Moreover, an embodiment can be implemented as a computer-readable storage medium having computer readable code stored thereon for programming a computer (e.g., comprising a processor) to perform a method as described and claimed herein. Examples of such computer-readable storage mediums include, but are not limited to, a hard disk, a CD-ROM, an optical storage device, a magnetic storage device, a ROM (Read Only Memory), a PROM (Programmable Read Only Memory), an EPROM (Erasable Programmable Read Only Memory), an EEPROM (Electrically Erasable Programmable Read Only Memory) and a Flash memory. Further, it is expected that one of ordinary skill, notwithstanding possibly significant effort and many design choices motivated by, for example, available time, current technology, and economic considerations, when guided by the concepts and principles disclosed herein will be readily capable of generating such software instructions and programs and ICs with minimal experimentation.
The Abstract of the Disclosure is provided to allow the reader to quickly ascertain the nature of the technical disclosure. It is submitted with the understanding that it will not be used to interpret or limit the scope or meaning of the claims. In addition, in the foregoing Detailed Description, it can be seen that various features are grouped together in various embodiments for the purpose of streamlining the disclosure.
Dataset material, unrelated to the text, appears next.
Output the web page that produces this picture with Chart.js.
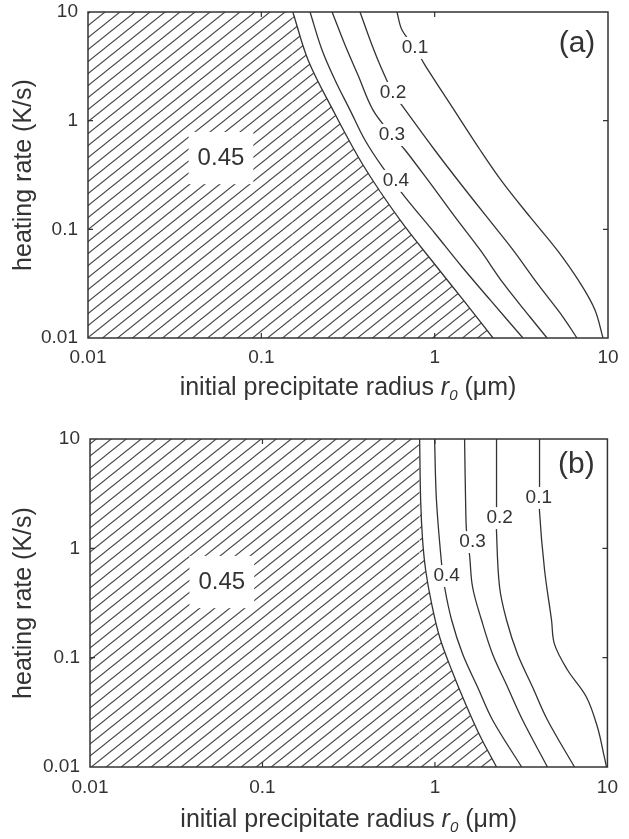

This method of disclosure is not to be interpreted as reflecting an intention that the claimed embodiments require more features than are expressly recited in each claim. Rather, as the following claims reflect, inventive subject matter lies in less than all features of a single disclosed embodiment. Thus the following claims are hereby incorporated into the Detailed Description, with each claim standing on its own as a separately claimed subject matter.